Dans une lettre rendue publique le 1er avril par le ministère russe des Affaires étrangères, Moscou dresse une liste de 13 questions à l'adresse de l'Organisation pour l'interdiction des armes chimiques (OIAC), au sujet de l'empoisonnement sur le sol britannique de l'ancien agent double russe Sergueï Skripal et sa fille. Sur son site, le ministère russe réaffirme en outre que l'affaire, qui envenime les relations entre Moscou et l'Occident, a été «fabriquée contre la Russie».
La liste de questions confiée par le représentant permanent de la Russie auprès de l'OIAC au Secrétariat technique de l'organisation internationale peut être divisée en trois parties, correspondant à trois sujets d'interrogation : la coopération entre le Royaume-Uni et l'OIAC, la procédure menée par l'OIAC au Royaume-Uni et l'implication de la France dans l'enquête.
Le 20 mars, des représentants de l'OIAC se sont rendus au Royaume-Uni afin de rencontrer les experts du laboratoire militaire de Porton Down, près de Salisbury, et de la police britannique. Ils devaient également examiner les échantillons prélevés par les experts britanniques.
Qu'attend le Royaume-Uni de l'OIAC ?
«Que demande à confirmer, exactement, le Royaume-Uni auprès du Secrétariat technique de l'OIAC : uniquement le fait qu'un agent innervant ait été utilisé [contre Sergueï Skripal et sa fille] ou le fait qu'il appartienne au type "Novitchok", selon la classification occidentale ?», interroge notamment Moscou dans sa lettre à l'institution internationale.
La Russie demande également à l'OIAC quel type d'échantillons chimiques ou autres éléments tangibles lui ont été remis par les autorités britanniques.
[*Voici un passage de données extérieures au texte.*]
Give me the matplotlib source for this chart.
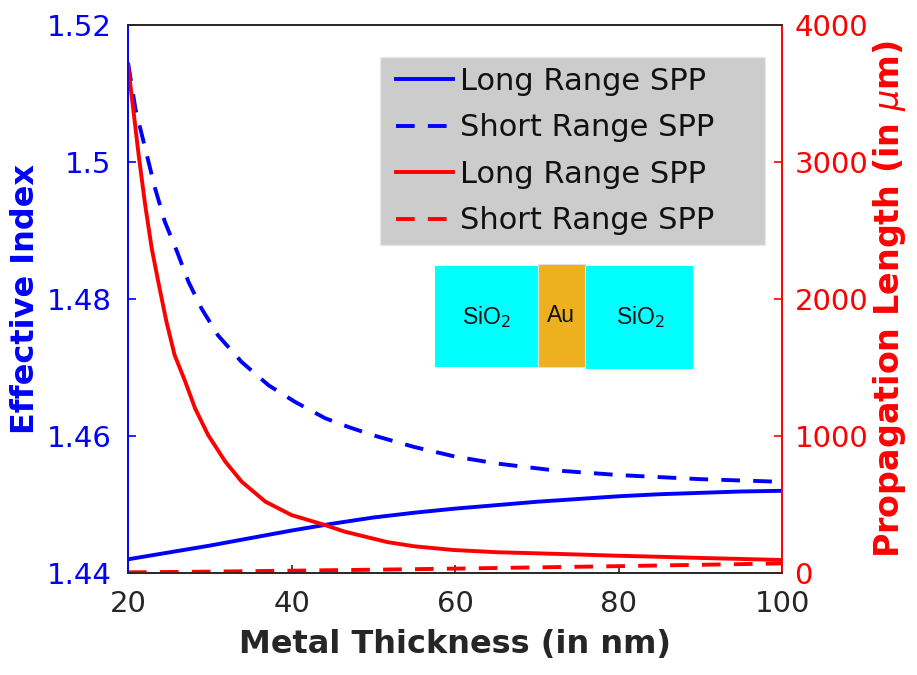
import numpy as np
import matplotlib
matplotlib.use('Agg')
import matplotlib.pyplot as plt
from matplotlib.patches import Rectangle

plt.rcParams['font.family'] = ['DejaVu Sans']
plt.rcParams['mathtext.fontset'] = 'dejavusans'

# metal thickness (nm) and effective index of the two modes
t_lr = [20, 25, 30, 35, 40, 45, 50, 55, 60, 65, 70, 75, 80, 85, 90, 95, 100]
neff_lr = [1.4420, 1.4430, 1.4440, 1.4451, 1.4462, 1.4472, 1.4481, 1.4488, 1.4494, 1.4499,
           1.4504, 1.4508, 1.4512, 1.4515, 1.4517, 1.4519, 1.4520]
t_sr = [20, 20.9, 22.1, 23.3, 24.5, 26.0, 27.4, 29.0, 31.0, 33.9, 37.2, 40.4, 44.1, 47, 50, 55,
        60, 65, 72, 80, 90, 97.7, 100]
neff_sr = [1.5145, 1.5078, 1.5020, 1.4962, 1.4913, 1.4869, 1.4825, 1.4786, 1.4747, 1.4708,
           1.4674, 1.4650, 1.4626, 1.4613, 1.4601, 1.4584, 1.4570, 1.4560, 1.4550, 1.4543,
           1.4537, 1.4534, 1.4533]

# propagation length (um)
t_lp = [20.0, 21.3, 22.1, 22.9, 23.7, 24.7, 25.7, 27.0, 28.2, 29.8, 31.9, 33.9, 36.8, 40.0, 44.1,
        46.5, 51.7, 55, 59.8, 65, 72.8, 80, 85.9, 90, 100]
lp_lr = [3708, 3051, 2686, 2370, 2126, 1834, 1591, 1397, 1202, 1007, 813, 667, 521, 423, 350,
         302, 226, 195, 168, 152, 139, 126, 117, 110, 95]
t_lp_sr = [20, 30, 40, 50, 60, 70, 80, 90, 100]
lp_sr = [5, 10, 17, 24, 32, 41, 50, 60, 70]

blue = '#0000ff'
red = '#ff0000'
grey = '#262626'

fig = plt.figure(figsize=(9.17, 6.75), dpi=100)
ax = fig.add_axes([0.1396, 0.1511, 0.7132, 0.8119])
ax2 = ax.twinx()

lw = 2.8
dash = (4.8, 3.4)
l1, = ax.plot(t_lr, neff_lr, color=blue, lw=lw, label='Long Range SPP')
l2, = ax.plot(t_sr, neff_sr, color=blue, lw=lw, dashes=dash, label='Short Range SPP')
l3, = ax2.plot(t_lp, lp_lr, color=red, lw=lw, label='Long Range SPP')
l4, = ax2.plot(t_lp_sr, lp_sr, color=red, lw=lw, dashes=dash, label='Short Range SPP')

ax.set_xlim(20, 100)
ax.set_ylim(1.44, 1.52)
ax2.set_ylim(0, 4000)
ax.set_xticks([20, 40, 60, 80, 100])
ax.set_yticks([1.44, 1.46, 1.48, 1.5, 1.52])
ax.set_yticklabels(['1.44', '1.46', '1.48', '1.5', '1.52'])
ax2.set_yticks([0, 1000, 2000, 3000, 4000])

for a in (ax, ax2):
    a.spines['top'].set_color(grey)
    a.spines['bottom'].set_color(grey)
    a.spines['left'].set_color(blue)
    a.spines['right'].set_color(red)
    for s in a.spines.values():
        s.set_linewidth(1.2)

ax.tick_params(axis='x', direction='in', colors=grey, labelsize=21, length=6, width=1.2, pad=12)
ax.tick_params(axis='y', direction='in', colors=blue, labelsize=21, length=6, width=1.2, pad=12)
ax2.tick_params(axis='y', direction='in', colors=red, labelsize=21, length=6, width=1.2, pad=9)

ax.set_xlabel('Metal Thickness (in nm)', fontsize=23, fontweight='bold', color=grey, labelpad=8)
ax.set_ylabel('Effective Index', fontsize=23, fontweight='bold', color=blue, labelpad=4)
ax2.set_ylabel(r'Propagation Length (in $\mu$m)', fontsize=24, fontweight='bold', color=red,
               labelpad=2)

# grey legend box, wider than the entries
ax2.add_patch(Rectangle((380 / 917, 1 - 245 / 675), 385 / 917, 188 / 675,
                        transform=fig.transFigure, facecolor='#cccccc', edgecolor='#e8e8e8',
                        lw=1.0, zorder=4.5, clip_on=False))
leg = ax2.legend(handles=[l1, l2, l3, l4], loc='upper left', bbox_to_anchor=(396 / 917, 1 - 67 / 675),
                 bbox_transform=fig.transFigure, fontsize=22, frameon=False, handlelength=1.85,
                 handletextpad=0.25, labelspacing=0.57, borderpad=0, borderaxespad=0)
leg.set_zorder(6)
for t in leg.get_texts():
    t.set_color('#111111')

# layer stack sketch: SiO2 / Au / SiO2
ins = fig.add_axes([435 / 917, 1 - 369 / 675, (693 - 435) / 917, (369 - 264) / 675])
ins.set_xlim(0, 258)
ins.set_ylim(0, 105)
ins.axis('off')
ins.add_patch(Rectangle((0, 2), 103, 101, facecolor='#00ffff', edgecolor='none'))
ins.add_patch(Rectangle((103, 2), 47, 103, facecolor='#edb120', edgecolor='#e0e0e0', lw=0.8))
ins.add_patch(Rectangle((151, 0), 107, 103, facecolor='#00ffff', edgecolor='none'))
txt = dict(fontsize=16.5, family='Liberation Sans', color='#111111', ha='center', va='center')
ins.text(51, 52, r'SiO$_2$', **txt)
ins.text(126, 54, 'Au', **txt)
ins.text(205, 52, r'SiO$_2$', **txt)

fig.savefig('out.png', dpi=100)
Moscou souhaite aussi savoir si le Secrétariat technique de l'OIAC prévoit de partager ses informations sur l'affaire Skripal avec le Conseil exécutif de l'organisation, dont la Russie fait partie.
Que font les experts de l'OIAC au Royaume-Uni ?
En outre, la Russie appelle à plus de transparence en ce qui concerne le travail mené par les experts de l'OIAC au Royaume-Uni : Moscou aimerait notamment connaître l'identité des membres de l'équipe d'experts qui s'est rendue sur le sol britannique et savoir combien de temps celle-ci y est restée, et avec qui elle a interagi. «Quels laboratoires certifiés analyseront les échantillons que le Secrétariat technique de l'OIAC a reçu durant la visite de ses experts au Royaume-Uni ?», interrogent par ailleurs les autorités russes.
Pourquoi et dans quelle mesure la France est-elle impliquée dans l'enquête ?
Enfin, la Russie demande à l'OIAC de s'exprimer sur l'implication de la France dans l'enquête sur l'affaire Skripal, qui concerne l'empoisonnement de deux ressortissants britanniques sur le sol britannique – et n'affecte donc aucunement les intérêts de la France. «Le Secrétariat technique de l'OIAC a-t-il fourni son accord pour que le Royaume-Uni divulgue des éléments de l'enquête à des pays de l'Union européenne ?», s'interroge la diplomatie russe.
Le 31 mars, la Russie a également adressé 14 questions à Londres et 10 à Paris. Dans ces dernières, Moscou interroge les autorités françaises sur leur assistance technique apportée à Londres dans le cadre de l'enquête britannique sur le cas Skripal.
Vives tensions entre l'Occident et la Russie autour de l'affaire Skripal
Sergueï Skripal et sa fille Ioulia ont été retrouvés inconscients, sur un banc près d'un centre commercial à Salisbury le 4 mars. Dix jours plus tard, Londres a désigné Moscou comme responsable de cet empoisonnement. Le Royaume-Uni a alors décidé d'expulser 23 diplomates russes et annoncé le gel des relations bilatérales. La Russie, qui clame son innocence et accuse Londres de ne «pas vouloir entendre les réponses», a riposté en ordonnant l'expulsion de diplomates britanniques et la fin des activités du British Council sur son territoire.
Emboîtant le pas à Londres, une vingtaine d'Etats occidentaux dont la France ont annoncé l'expulsion de plus de 120 diplomates russes au total, les 26 et 27 mars. Dénonçant une «provocation», Moscou a répliqué par une réponse symétrique, expulsant notamment quatre diplomates français et 60 diplomates américains.